Written exercise
Your task is to retype the lines from the opening of the material through the line that includes "const xMin = 0, yMin". Do not copy the pictures.

Items listed in a dataset
━━━
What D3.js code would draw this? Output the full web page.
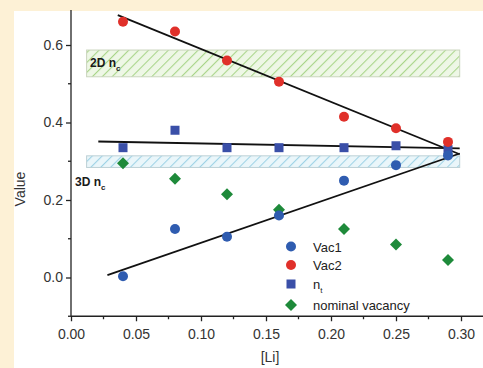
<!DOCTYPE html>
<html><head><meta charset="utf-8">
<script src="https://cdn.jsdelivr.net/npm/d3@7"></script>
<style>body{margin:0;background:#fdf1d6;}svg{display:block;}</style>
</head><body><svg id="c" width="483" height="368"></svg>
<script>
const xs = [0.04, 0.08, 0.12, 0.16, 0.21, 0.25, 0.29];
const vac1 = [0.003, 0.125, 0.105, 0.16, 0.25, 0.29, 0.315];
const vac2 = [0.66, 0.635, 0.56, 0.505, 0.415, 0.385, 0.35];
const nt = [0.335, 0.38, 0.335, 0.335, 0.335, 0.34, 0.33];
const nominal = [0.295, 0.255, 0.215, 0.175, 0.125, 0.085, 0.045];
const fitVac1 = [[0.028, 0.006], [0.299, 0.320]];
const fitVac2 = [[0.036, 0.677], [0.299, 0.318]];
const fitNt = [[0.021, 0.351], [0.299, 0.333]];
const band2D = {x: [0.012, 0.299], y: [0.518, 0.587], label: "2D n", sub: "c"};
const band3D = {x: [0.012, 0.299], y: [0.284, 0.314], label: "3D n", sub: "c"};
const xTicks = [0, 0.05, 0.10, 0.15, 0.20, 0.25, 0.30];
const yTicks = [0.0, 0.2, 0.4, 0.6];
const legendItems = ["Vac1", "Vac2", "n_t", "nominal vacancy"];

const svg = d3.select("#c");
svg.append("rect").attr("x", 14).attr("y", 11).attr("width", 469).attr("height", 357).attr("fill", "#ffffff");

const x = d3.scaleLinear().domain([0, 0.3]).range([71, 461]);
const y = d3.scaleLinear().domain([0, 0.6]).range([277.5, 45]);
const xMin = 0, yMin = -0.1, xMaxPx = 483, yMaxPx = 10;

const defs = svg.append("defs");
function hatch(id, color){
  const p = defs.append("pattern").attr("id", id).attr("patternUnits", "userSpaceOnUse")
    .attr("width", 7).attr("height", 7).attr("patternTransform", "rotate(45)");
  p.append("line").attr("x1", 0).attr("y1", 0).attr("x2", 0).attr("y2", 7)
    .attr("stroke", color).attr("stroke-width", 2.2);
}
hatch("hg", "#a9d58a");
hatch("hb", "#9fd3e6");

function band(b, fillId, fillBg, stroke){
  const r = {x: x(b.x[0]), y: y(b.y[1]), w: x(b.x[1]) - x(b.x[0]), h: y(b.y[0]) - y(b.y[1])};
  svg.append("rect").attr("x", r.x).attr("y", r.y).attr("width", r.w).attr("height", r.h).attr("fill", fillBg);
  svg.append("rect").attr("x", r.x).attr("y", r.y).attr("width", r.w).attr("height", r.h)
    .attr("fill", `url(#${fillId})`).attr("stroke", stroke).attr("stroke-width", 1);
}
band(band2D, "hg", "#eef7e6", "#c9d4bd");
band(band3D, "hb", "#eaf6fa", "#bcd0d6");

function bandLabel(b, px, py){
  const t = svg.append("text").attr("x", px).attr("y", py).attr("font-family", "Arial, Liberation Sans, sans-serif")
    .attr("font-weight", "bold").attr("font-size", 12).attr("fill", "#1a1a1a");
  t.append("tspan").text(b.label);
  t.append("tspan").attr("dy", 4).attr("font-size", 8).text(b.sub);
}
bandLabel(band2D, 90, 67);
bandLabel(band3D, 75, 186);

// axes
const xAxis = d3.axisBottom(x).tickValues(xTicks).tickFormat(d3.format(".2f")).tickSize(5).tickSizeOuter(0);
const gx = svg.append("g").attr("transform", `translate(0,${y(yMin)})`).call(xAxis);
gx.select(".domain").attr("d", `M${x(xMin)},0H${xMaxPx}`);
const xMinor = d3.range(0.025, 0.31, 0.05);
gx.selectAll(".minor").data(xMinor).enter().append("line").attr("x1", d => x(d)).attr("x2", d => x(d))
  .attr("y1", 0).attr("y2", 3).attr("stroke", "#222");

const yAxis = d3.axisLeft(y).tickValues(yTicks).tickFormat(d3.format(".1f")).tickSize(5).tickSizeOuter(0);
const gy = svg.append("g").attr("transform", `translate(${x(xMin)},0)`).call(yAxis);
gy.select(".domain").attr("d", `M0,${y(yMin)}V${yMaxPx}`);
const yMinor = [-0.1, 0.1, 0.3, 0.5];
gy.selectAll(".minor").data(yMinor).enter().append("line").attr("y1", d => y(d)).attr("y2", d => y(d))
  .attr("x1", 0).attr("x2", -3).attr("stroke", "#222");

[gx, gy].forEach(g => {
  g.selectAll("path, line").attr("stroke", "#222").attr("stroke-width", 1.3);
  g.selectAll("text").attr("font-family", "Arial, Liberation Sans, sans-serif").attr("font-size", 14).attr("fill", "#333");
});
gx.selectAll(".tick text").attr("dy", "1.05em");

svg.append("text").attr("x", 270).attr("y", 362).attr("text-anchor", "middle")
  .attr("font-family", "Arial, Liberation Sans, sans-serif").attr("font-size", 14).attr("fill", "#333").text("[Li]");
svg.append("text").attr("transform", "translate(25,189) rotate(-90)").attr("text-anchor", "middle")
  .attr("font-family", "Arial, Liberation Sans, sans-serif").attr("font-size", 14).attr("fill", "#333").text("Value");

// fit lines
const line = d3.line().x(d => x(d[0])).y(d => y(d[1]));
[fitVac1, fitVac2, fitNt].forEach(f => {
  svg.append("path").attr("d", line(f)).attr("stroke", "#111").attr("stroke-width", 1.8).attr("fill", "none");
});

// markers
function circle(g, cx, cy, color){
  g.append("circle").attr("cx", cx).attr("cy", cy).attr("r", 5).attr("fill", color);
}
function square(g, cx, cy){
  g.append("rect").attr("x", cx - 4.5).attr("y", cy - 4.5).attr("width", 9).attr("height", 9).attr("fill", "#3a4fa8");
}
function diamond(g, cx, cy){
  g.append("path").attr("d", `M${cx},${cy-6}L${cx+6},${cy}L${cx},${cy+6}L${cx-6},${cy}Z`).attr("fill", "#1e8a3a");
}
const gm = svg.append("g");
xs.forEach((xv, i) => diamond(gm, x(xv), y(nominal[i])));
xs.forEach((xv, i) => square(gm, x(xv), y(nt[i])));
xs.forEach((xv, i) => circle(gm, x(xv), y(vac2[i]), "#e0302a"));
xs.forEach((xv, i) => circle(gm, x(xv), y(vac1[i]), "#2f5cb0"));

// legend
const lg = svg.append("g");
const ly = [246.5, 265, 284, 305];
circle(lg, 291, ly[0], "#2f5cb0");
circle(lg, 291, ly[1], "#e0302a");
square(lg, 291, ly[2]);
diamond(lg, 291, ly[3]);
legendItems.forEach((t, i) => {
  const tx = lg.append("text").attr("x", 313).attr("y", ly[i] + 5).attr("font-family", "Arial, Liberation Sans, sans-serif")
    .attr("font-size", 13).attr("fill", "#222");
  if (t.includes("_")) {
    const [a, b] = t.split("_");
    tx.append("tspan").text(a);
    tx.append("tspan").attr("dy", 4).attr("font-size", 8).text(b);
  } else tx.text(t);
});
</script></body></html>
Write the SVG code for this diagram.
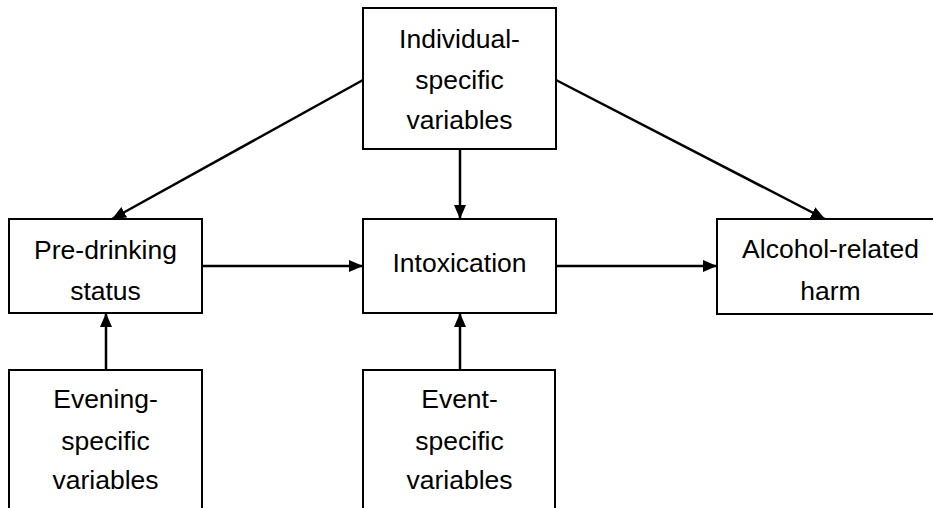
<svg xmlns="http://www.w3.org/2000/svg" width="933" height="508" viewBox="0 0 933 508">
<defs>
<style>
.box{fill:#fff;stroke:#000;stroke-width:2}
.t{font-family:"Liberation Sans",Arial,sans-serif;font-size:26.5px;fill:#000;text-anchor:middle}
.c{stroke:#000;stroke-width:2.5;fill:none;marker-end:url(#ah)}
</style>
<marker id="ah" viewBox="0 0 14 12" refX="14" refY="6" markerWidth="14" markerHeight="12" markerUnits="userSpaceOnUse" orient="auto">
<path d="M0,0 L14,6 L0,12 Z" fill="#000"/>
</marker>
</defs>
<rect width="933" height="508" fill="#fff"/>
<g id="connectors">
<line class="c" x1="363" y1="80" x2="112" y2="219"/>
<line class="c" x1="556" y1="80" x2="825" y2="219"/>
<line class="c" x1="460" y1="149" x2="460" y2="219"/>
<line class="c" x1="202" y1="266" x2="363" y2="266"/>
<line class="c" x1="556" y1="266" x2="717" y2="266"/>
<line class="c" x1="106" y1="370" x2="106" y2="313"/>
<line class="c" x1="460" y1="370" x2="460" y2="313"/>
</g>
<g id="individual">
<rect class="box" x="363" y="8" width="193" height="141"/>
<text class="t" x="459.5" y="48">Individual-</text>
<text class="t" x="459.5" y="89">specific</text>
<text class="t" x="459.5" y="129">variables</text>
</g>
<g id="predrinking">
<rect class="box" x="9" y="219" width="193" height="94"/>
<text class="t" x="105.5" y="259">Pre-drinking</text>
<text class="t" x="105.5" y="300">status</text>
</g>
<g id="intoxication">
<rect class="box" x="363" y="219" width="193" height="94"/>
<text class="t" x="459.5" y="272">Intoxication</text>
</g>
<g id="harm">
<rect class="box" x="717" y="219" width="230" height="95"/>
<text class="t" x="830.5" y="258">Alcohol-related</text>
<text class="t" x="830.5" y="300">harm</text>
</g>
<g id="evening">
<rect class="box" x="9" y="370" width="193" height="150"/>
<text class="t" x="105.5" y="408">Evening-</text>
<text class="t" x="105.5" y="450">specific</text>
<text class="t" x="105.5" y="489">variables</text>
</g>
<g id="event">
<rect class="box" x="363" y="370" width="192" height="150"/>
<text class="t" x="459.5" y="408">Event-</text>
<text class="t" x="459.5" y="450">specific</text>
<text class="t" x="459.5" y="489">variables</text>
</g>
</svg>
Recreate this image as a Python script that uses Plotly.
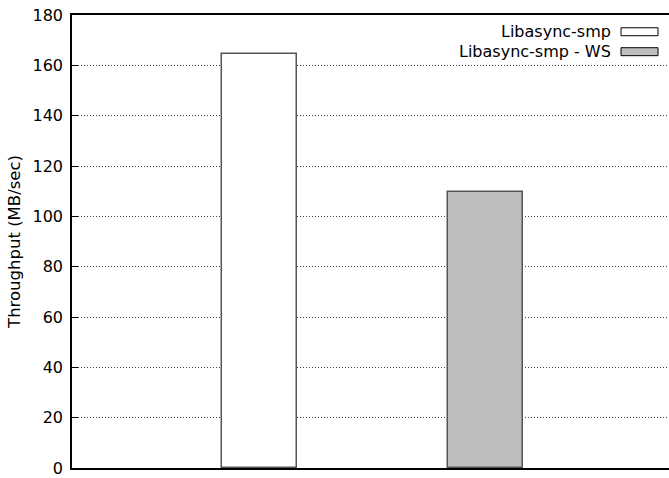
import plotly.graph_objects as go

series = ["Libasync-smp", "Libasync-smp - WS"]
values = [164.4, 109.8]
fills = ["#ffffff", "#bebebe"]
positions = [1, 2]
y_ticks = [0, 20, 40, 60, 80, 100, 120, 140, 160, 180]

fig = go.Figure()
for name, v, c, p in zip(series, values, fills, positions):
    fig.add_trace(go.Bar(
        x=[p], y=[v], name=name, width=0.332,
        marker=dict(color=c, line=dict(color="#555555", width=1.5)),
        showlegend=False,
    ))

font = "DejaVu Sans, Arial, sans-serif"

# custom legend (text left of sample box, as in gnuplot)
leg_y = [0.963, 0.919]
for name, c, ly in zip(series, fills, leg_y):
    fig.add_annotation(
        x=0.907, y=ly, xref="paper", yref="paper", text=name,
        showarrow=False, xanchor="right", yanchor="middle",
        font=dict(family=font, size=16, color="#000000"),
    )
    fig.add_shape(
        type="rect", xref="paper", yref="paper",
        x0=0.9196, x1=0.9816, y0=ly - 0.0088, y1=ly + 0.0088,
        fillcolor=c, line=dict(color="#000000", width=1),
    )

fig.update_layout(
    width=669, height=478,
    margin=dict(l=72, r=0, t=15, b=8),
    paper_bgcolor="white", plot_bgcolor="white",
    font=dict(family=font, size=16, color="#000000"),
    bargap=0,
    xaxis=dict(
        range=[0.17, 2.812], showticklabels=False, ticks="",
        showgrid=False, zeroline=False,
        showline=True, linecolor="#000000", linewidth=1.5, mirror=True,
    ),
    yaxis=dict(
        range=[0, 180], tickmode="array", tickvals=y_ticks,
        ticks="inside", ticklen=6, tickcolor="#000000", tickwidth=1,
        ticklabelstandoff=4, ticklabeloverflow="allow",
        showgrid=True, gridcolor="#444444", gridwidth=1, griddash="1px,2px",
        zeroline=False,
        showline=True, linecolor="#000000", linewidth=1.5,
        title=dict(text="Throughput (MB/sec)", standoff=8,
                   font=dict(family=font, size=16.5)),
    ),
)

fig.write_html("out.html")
━━━
Task solution
What D3.js code would draw this? Output the full web page.
<!DOCTYPE html>
<html><head><meta charset="utf-8">
<script src="https://cdn.jsdelivr.net/npm/d3@7"></script>
<style>body{margin:0;background:#fdf1d6;}svg{display:block;}</style>
</head><body><svg id="c" width="483" height="368"></svg>
<script>
const xs = [0.04, 0.08, 0.12, 0.16, 0.21, 0.25, 0.29];
const vac1 = [0.003, 0.125, 0.105, 0.16, 0.25, 0.29, 0.315];
const vac2 = [0.66, 0.635, 0.56, 0.505, 0.415, 0.385, 0.35];
const nt = [0.335, 0.38, 0.335, 0.335, 0.335, 0.34, 0.33];
const nominal = [0.295, 0.255, 0.215, 0.175, 0.125, 0.085, 0.045];
const fitVac1 = [[0.028, 0.006], [0.299, 0.320]];
const fitVac2 = [[0.036, 0.677], [0.299, 0.318]];
const fitNt = [[0.021, 0.351], [0.299, 0.333]];
const band2D = {x: [0.012, 0.299], y: [0.518, 0.587], label: "2D n", sub: "c"};
const band3D = {x: [0.012, 0.299], y: [0.284, 0.314], label: "3D n", sub: "c"};
const xTicks = [0, 0.05, 0.10, 0.15, 0.20, 0.25, 0.30];
const yTicks = [0.0, 0.2, 0.4, 0.6];
const legendItems = ["Vac1", "Vac2", "n_t", "nominal vacancy"];

const svg = d3.select("#c");
svg.append("rect").attr("x", 14).attr("y", 11).attr("width", 469).attr("height", 357).attr("fill", "#ffffff");

const x = d3.scaleLinear().domain([0, 0.3]).range([71, 461]);
const y = d3.scaleLinear().domain([0, 0.6]).range([277.5, 45]);
const xMin = 0, yMin = -0.1, xMaxPx = 483, yMaxPx = 10;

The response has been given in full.